Book Review: “My Father’s Arms Are a Boat”

A children's book about grief and loss

Cover of "My Father's Arms Are A Boat"

Stein Erik Lunde’s “My Father’s Arms Are A Boat” is a Norwegian picture book that tells the story of a young boy and his father trying to make sense out of the grief that has rocked them since the death of the boy’s mother. Translated into English by Kari Dickenson and featuring gorgeous illustrations by Oyvind Torseter, “My Father’s Arms Are A Boat” is not afraid to be sad at times. After all, grief is sad stuff. And the heartbreak of the experience is captured, tenderly and gently in this beautiful book.
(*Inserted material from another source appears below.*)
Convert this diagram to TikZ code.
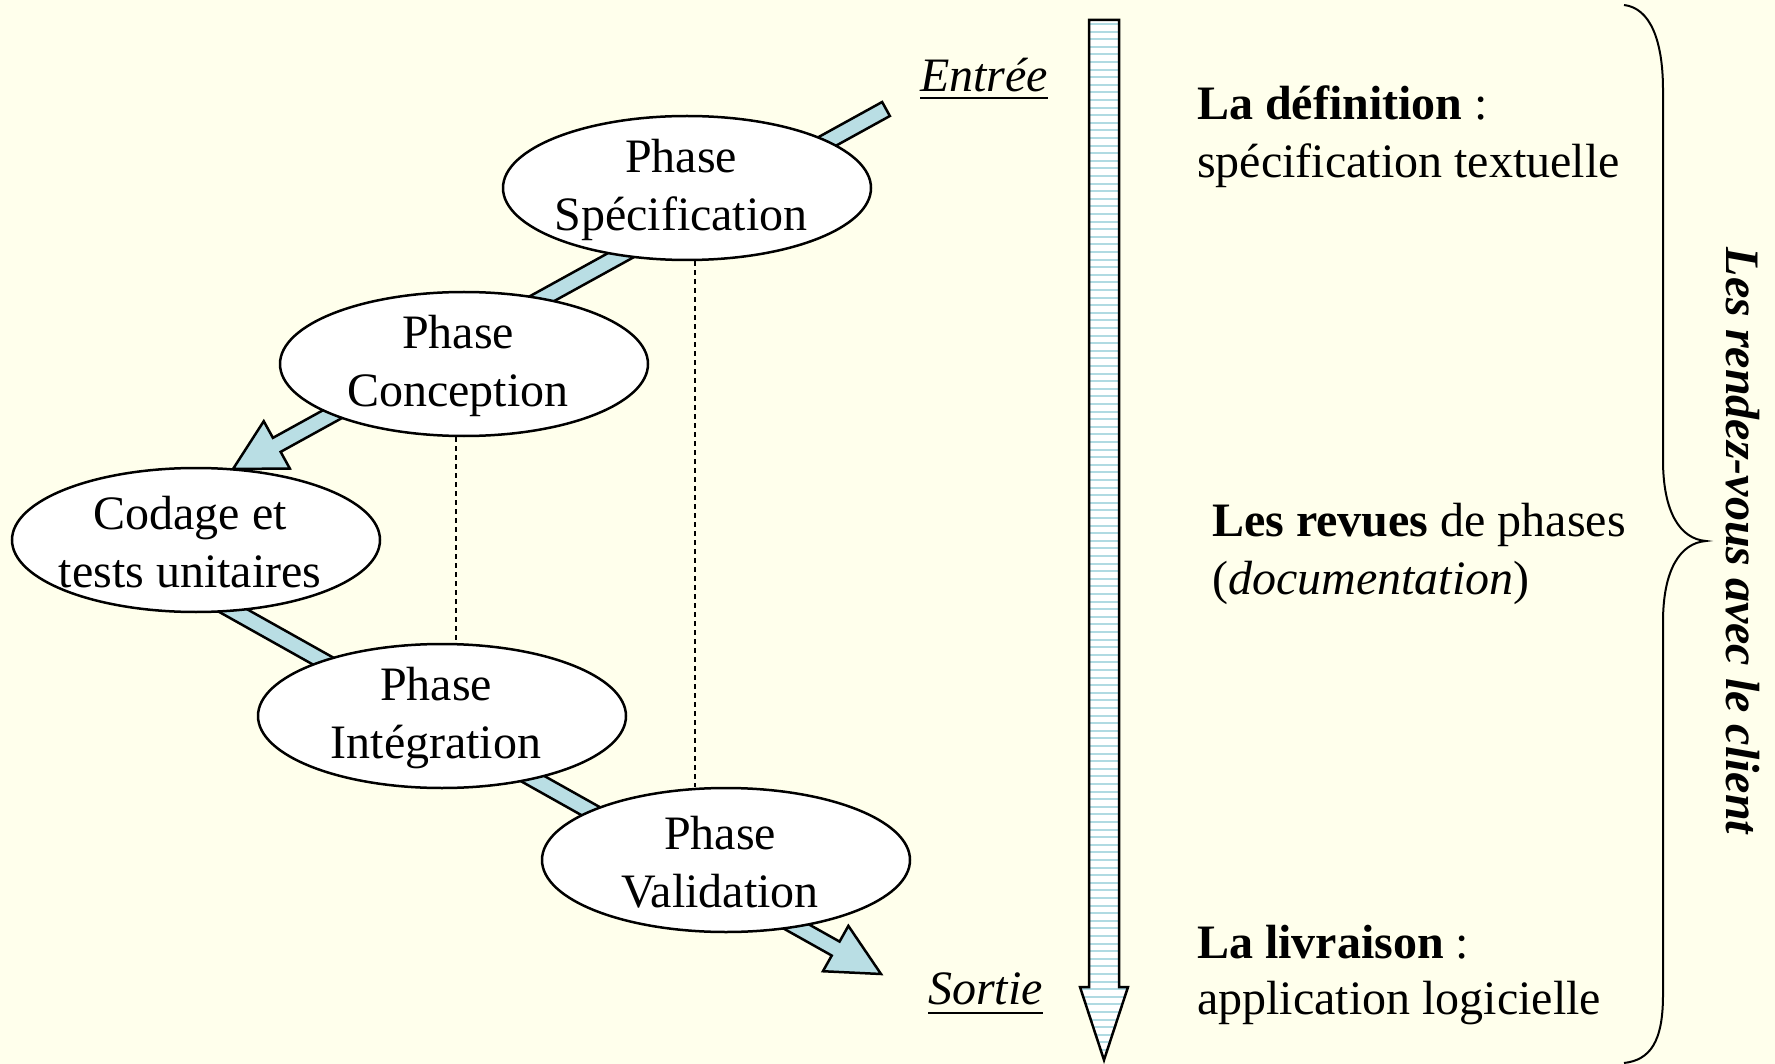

The illustrations in the book are a combination of 3D paper constructions, flat drawings, and some paint. The choices in each spread have the effect of creating distance in some scenes and drawing us closer in others. This is, perhaps, a reflection on the vacillation in grief between intense emotional immediacy and numbness.

The book opens with the boy observing his father sitting quietly before the fireplace in the throes of grief over the loss of his wife. The boy retires to his room. His father tells him to leave his door ajar “so that your dreams can come out to me.” In his room, the boy can’t sleep, noting that the house “is quieter now than it’s ever been.” So he creeps back into the living room, where he climbs on his father’s lap and curls into a ball.

As they sit together, the two plan to chop down a spruce tree the next day, an activity that the father enjoys. But the boy begins to worry about the bread that he’s left out for the red birds that hide up in the trees. He asks his father if the fox is going to eat the birds’ bread, and his father reassures him that “everything will be alright.”

We find out why the birds are so important to the boy when he reveals that, when he visited his grandma at the old peoples’ home where she lives, she told him that the red birds are dead people. She could barely talk, but the boy “knew what she meant.”

Page from "My Father's Arms Are a Boat"


Trying to understand where his mother has gone, the boy asks his father, “Is mommy asleep?” His father says that mommy is asleep, but that she’ll never wake up, not in the place she is now. This seems like a bit of a cop out in terms of explaining death to children. Mommy’s not asleep, after all–she has died.

There are children’s pictures books that do a fantastic job of gently yet explicitly explaining the life cycle to children, and explaining what it means for someone’s life to end. But this is not one of those books. Instead, “My Father’s Arms Are a Boat” poetically captures the emotions of the heartbreak of grief — about how we can lean on the people we love to help us through the pain.

At the end of “My Father’s Arms Are a Boat,” the boy’s father picks him up and carries him outside to look at the stars, just as they will help carry him through the loss of his mother.